Manhattan Renters Find Tighter Market
One Key Shift:Landlord no longer pay broker's fees.

By Alan S. Oser

Mobility is theoretically the beauty of renting. There's no need to worry about selling in order to relocate. But what if there's nothing much out there to rent?

Inveterate renters who insist on staying in Manhattan-to say nothing of outsiders relocating to the city-are finding shrinking availablitlies and higher prices these days. The situation was foreseeable, and widely foreseen, even five years ago during the depth of the doldrums in the real-estate market. It was a buyers market then in sales as well as rentals. But gradually vacancies were absorbed.

Meanwhile, new construction came almost to a standstill-and hasn't revived yet. The supply-demand balance has turned.

Another consequence of the tightened market is that owners no longer offer brokers a payment to rent out apartments, thereby increasing the pressure on brokers to collect a full fee from tenants-usually 15 percent of a year's rent.

Many tenant's feel they cannot afford such a fee, even if they get a quality of service that seems to justify it, which is not always the case. At 15 percent, a tenant renting a $1,200 apartment has to be ready for an initial payment of at least $4,560 by move in time- $1,200 for the first month's rent, $1,200 for a security deposit, and $2,150 as the fee.

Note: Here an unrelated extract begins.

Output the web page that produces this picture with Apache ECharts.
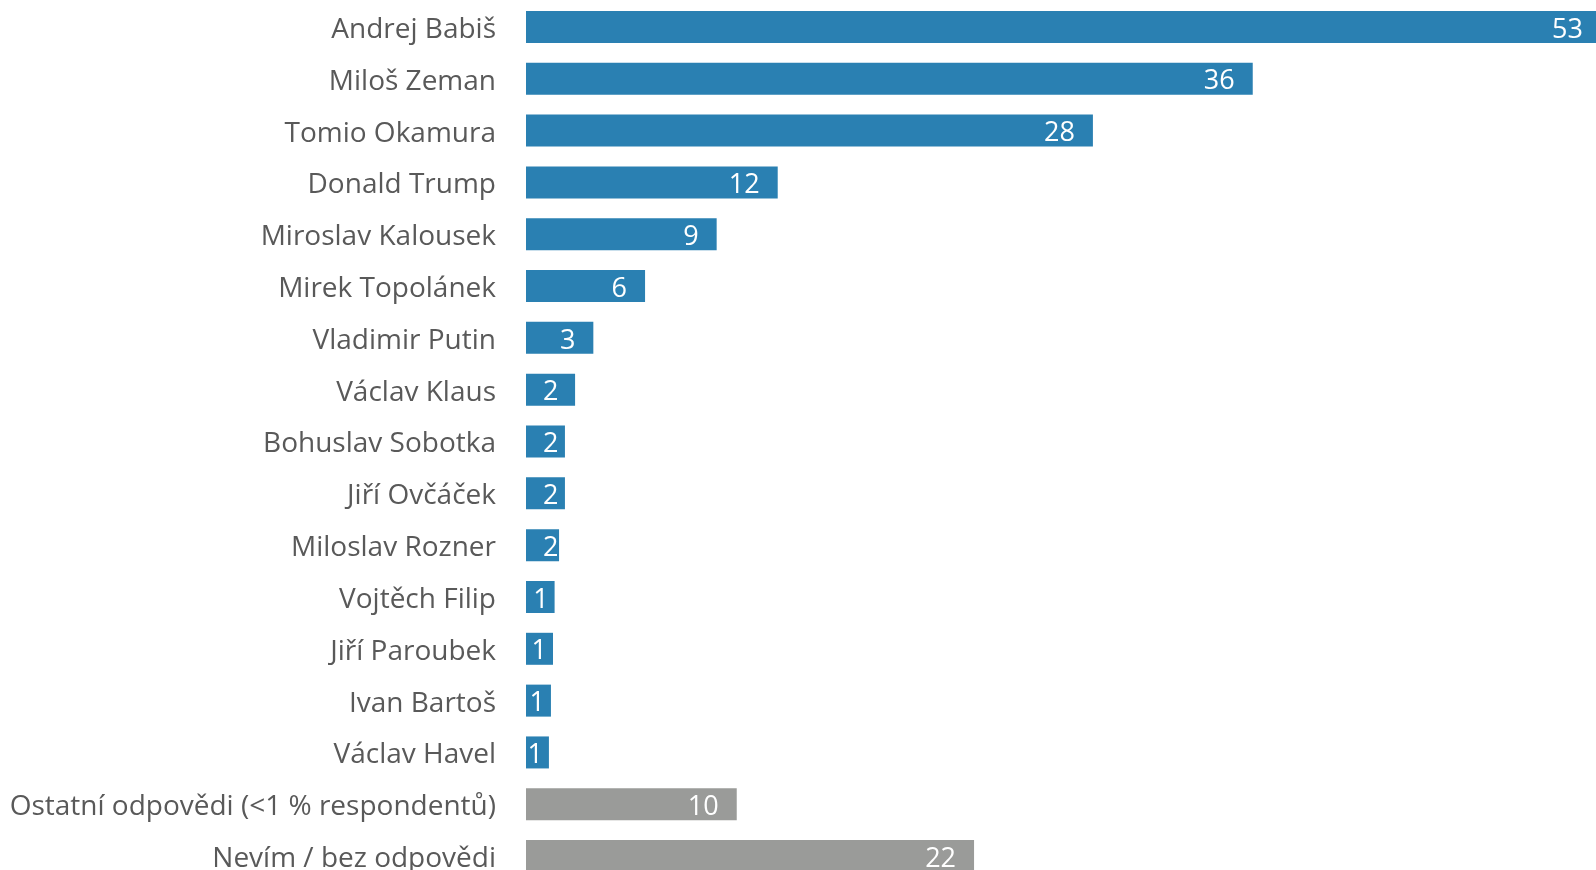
<!DOCTYPE html>
<html>
<head>
<meta charset="utf-8">
<script src="https://cdn.jsdelivr.net/npm/echarts@6/dist/echarts.min.js"></script>
<style>
  html, body { margin: 0; padding: 0; background: #ffffff; overflow: hidden; }
  #chart { width: 1601px; height: 882px; }
</style>
</head>
<body>
<div id="chart"></div>
<script>
var categories = [
  'Andrej Babiš', 'Miloš Zeman', 'Tomio Okamura', 'Donald Trump',
  'Miroslav Kalousek', 'Mirek Topolánek', 'Vladimir Putin', 'Václav Klaus',
  'Bohuslav Sobotka', 'Jiří Ovčáček', 'Miloslav Rozner', 'Vojtěch Filip',
  'Jiří Paroubek', 'Ivan Bartoš', 'Václav Havel',
  'Ostatní odpovědi (<1 % respondentů)', 'Nevím / bez odpovědi'
];
var values = [53.0, 35.83, 27.95, 12.41, 9.4, 5.87, 3.32, 2.42, 1.92, 1.92, 1.63, 1.41, 1.33, 1.23, 1.13, 10.39, 22.09];
var otherCount = 2; // last two categories are non-person answers (grey)

var BLUE = '#2a80b2';
var GREY = '#9a9b99';
var FONT = '"Open Sans", "Noto Sans", sans-serif';

var chart = echarts.init(document.getElementById('chart'));
chart.setOption({
  animation: false,
  backgroundColor: '#ffffff',
  grid: { left: 526, right: 0, top: 1, bottom: 0, containLabel: false },
  xAxis: {
    type: 'value', min: 0, max: 53,
    show: false
  },
  yAxis: {
    type: 'category', inverse: true, data: categories,
    axisLine: { show: false }, axisTick: { show: false },
    axisLabel: {
      margin: 30,
      formatter: function (v) { return '{a|' + v + '}'; },
      rich: {
        a: { fontSize: 28, color: '#595959', fontFamily: FONT, padding: [6, 0, 0, 0] }
      }
    }
  },
  series: [{
    type: 'bar',
    data: values,
    barWidth: 32,
    itemStyle: {
      color: function (p) { return p.dataIndex >= categories.length - otherCount ? GREY : BLUE; }
    },
    label: {
      show: true, position: 'insideRight', distance: 18,
      color: '#ffffff', fontSize: 27, fontFamily: FONT,
      formatter: function (p) { return String(Math.round(p.value)); }
    },
    labelLayout: function (p) {
      var r = p.rect, w = p.labelRect.width;
      var end = r.x + r.width;
      var right = Math.max(end - 18, r.x + 17 + w);
      if (right > end) right = end - 6;
      return { x: right, y: r.y + r.height / 2 + 3, align: 'right', verticalAlign: 'middle' };
    }
  }]
});
</script>
</body>
</html>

The level of brokerage has brought a competing form of middleman service, offered by, among others, The Apartment Store, operating from a loft premises on East 29th Street. At a fixed rate of $145, it provides customers with a fax or e-mail of available Manhattan apartments that fall within a client's rent ranges, size, and desired location. The faxes are dispatched regularly until an apartment is found. A staff of nine keeps in touch by phone with 920 owners or managing agents to get listings, said Barry Feinsmith, the owner. There are none below $800 a month... The newly married Elizabeth Herbert and Dr. Jerald Vizzone are moving tomorrow into a 22nd floor one bedroom renting at $1760.

Mrs. Vizzone said she has lived in five different rentals over nine years. "Word of mouth is the most successful way of looking," she said, but she found her way to West End Towers via The Apartment Store, the eight-month-old fax service.

Mr. Feinsmith, of The Apartment Store, said he had a database of 227,000 apartments in Manhattan in about 1,200 buildings from Columbia University to the Battery on the West Side and from 96th Street to the Battery on the East Side.